6. Future Developments and Open Questions
Potential avenues for advancing BSVGD include:
- Adaptive proposal distributions: Replacing fixed offspring location proposals with locally tuned or data-driven proposals could yield more efficient coverage in difficult topologies.
- Spine and explorer selection: Refining the coloring protocol, possibly leveraging importance-based or density-adaptive resampling strategies (similar to Sequential Monte Carlo), may further improve efficiency.
- Theoretical rate analysis: The current convergence results are qualitative; establishing quantitative rates and characterizing the interplay of deterministic and random operations are ongoing challenges.

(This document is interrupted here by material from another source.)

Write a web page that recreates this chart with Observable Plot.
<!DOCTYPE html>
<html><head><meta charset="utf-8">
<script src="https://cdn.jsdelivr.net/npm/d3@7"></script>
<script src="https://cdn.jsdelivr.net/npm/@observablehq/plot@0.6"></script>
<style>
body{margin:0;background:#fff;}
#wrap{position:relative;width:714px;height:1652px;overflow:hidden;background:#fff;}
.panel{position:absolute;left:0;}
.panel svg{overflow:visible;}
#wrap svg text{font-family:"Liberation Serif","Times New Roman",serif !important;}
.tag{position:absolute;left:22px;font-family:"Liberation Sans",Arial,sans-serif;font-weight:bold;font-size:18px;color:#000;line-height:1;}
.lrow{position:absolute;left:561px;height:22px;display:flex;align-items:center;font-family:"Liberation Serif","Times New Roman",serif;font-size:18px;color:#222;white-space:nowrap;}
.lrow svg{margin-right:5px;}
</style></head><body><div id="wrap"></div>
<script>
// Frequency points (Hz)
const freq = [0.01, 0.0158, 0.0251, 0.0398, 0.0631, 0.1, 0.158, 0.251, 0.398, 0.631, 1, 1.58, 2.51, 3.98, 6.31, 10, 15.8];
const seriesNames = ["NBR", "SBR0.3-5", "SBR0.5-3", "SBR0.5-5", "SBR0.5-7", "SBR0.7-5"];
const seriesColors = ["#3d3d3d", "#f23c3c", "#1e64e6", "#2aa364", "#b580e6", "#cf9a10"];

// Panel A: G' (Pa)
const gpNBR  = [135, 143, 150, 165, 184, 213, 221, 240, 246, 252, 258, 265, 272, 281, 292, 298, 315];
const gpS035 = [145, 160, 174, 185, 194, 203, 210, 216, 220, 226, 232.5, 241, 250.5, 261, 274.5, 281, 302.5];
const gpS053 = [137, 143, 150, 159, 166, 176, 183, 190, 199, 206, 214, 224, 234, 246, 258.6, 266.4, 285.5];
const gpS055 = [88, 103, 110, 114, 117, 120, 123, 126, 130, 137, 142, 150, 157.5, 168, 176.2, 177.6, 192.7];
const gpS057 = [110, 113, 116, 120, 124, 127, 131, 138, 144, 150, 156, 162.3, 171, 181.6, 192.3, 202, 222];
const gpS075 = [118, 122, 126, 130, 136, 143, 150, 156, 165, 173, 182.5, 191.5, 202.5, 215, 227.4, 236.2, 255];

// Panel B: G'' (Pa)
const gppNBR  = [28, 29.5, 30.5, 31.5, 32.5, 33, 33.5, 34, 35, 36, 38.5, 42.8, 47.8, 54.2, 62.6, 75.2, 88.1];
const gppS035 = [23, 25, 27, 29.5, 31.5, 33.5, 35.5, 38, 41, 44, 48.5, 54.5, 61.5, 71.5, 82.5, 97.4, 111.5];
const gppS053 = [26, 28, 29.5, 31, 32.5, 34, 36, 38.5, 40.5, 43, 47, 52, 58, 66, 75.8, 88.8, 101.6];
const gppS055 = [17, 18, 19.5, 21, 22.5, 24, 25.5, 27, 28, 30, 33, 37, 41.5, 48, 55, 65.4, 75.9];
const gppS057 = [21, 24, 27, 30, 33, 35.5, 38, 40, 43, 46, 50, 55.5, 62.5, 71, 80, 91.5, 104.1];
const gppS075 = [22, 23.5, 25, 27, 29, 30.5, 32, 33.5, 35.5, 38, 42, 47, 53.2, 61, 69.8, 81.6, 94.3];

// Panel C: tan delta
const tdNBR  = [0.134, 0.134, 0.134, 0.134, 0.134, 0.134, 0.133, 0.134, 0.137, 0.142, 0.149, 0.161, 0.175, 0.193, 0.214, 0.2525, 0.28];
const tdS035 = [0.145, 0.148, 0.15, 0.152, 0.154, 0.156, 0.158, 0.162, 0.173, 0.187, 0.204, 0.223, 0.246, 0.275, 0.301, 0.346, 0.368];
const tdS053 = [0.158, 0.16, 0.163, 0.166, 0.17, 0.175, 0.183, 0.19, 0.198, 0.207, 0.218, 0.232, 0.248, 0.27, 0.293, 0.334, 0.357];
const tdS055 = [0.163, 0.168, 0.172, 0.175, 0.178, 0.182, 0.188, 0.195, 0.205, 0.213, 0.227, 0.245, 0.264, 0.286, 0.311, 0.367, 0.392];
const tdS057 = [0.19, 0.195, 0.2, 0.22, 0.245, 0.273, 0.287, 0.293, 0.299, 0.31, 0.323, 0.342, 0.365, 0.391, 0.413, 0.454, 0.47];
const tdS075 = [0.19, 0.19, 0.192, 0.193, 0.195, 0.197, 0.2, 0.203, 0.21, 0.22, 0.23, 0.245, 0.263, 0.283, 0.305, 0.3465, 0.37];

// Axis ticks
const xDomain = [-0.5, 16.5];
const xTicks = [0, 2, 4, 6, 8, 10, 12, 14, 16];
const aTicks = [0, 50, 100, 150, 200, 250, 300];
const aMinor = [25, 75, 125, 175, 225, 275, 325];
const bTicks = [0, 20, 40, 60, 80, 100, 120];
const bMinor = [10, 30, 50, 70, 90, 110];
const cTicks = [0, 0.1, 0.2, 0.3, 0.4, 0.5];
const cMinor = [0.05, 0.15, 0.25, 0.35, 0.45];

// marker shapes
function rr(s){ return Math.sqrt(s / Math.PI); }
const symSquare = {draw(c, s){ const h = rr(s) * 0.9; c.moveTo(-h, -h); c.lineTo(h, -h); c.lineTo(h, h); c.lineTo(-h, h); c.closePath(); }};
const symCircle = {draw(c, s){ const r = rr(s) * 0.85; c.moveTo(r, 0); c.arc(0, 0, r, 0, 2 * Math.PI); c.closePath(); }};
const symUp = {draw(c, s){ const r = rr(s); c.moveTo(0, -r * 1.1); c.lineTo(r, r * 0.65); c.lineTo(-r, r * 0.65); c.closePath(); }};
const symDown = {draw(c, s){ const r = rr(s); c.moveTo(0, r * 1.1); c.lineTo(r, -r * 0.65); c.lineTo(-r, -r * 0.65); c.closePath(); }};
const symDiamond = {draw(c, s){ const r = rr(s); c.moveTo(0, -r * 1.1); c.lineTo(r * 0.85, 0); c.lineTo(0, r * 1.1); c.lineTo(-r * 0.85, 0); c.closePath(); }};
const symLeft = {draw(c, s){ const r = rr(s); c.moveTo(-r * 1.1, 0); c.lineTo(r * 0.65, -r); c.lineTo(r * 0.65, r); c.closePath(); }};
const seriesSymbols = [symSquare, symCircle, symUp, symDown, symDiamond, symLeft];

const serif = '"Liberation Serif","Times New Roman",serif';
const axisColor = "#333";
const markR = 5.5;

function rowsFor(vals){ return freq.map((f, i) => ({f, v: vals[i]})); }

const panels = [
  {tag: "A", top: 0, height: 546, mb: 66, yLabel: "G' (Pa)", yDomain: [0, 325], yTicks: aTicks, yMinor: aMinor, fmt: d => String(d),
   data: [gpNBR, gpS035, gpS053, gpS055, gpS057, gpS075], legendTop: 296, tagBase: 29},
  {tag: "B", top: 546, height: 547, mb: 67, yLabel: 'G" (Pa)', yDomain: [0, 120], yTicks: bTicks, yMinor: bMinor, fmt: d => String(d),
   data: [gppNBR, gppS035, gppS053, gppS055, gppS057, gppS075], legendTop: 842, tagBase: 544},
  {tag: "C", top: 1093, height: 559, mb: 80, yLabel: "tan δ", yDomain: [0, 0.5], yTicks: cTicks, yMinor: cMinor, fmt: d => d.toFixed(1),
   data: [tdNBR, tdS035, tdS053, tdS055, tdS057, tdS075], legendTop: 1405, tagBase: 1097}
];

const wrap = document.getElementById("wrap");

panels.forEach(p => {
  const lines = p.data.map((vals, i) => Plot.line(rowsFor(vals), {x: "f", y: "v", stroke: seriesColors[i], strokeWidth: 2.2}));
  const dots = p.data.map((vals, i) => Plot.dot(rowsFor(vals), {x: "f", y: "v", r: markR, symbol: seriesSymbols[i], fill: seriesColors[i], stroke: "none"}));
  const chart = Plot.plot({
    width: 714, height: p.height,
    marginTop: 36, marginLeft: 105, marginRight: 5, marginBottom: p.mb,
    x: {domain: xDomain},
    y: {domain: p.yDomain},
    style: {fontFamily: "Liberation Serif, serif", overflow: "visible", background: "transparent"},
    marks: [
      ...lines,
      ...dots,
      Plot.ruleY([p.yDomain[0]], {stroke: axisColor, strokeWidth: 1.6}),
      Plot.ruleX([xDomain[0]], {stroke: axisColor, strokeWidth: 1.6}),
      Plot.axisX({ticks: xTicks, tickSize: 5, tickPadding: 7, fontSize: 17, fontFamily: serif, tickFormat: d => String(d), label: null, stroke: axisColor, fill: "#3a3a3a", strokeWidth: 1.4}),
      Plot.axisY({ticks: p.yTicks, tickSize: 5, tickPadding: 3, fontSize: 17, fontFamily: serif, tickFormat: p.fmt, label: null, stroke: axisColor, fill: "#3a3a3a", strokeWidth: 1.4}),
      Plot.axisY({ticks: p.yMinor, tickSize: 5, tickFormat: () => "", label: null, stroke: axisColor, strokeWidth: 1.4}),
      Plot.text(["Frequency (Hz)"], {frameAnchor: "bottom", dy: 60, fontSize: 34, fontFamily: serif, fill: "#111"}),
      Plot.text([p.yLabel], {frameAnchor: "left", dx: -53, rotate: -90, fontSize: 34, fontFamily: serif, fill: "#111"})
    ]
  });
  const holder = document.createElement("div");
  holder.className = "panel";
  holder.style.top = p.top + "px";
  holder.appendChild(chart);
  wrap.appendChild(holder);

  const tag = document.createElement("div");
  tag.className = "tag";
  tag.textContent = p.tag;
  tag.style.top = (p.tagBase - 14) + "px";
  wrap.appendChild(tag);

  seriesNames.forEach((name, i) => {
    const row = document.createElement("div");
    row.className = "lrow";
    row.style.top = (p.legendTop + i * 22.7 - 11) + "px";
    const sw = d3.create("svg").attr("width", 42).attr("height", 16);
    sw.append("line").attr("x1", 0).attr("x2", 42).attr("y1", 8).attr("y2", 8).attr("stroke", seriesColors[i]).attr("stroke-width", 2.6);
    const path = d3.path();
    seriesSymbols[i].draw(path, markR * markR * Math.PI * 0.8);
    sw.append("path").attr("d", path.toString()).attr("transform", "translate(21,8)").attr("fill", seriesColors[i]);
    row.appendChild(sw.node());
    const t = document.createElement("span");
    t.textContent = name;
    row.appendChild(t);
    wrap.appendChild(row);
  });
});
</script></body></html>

- Extending to higher dimensions: Systematic paper of BSVGD’s scalability and adaptation in large state spaces, especially for real-world high-dimensional inference tasks.
Summary Table
Aspect | Classical SVGD | Branched SVGD (BSVGD) |
---|---|---|
Exploration | Deterministic, particle flow | Alternates deterministic and random steps |
Multimodal sampling | May miss modes if initialization poor | Explorers and branching discover new modes |
Sample size evolution | Fixed | Increases via branching (randomly) |
Convergence guarantees | Subtle, requires good initialization | Similar, but branching increases diversity |
Theoretical result | Convergence under initialization assumptions | Converges if empirical measures become atomless and fill the support (Theorem 1) |
Computational time | Efficient | More expensive, sample size increases |
Application domain | Generic VI, struggles for multimodality | Multimodal/posteriors, complex landscapes |
Significance
Branched Stein Variational Gradient Descent constitutes a systematic refinement of particle-based variational inference for multimodal and challenging distributions. By combining deterministic SVGD evolution with principled random branching, BSVGD delivers greater sample diversity, recovers isolated modes more reliably, and provides convergence guarantees under less restrictive initialization assumptions. These properties collectively make BSVGD a potent algorithmic tool for practitioners seeking robust variational approximations in complex inference landscapes.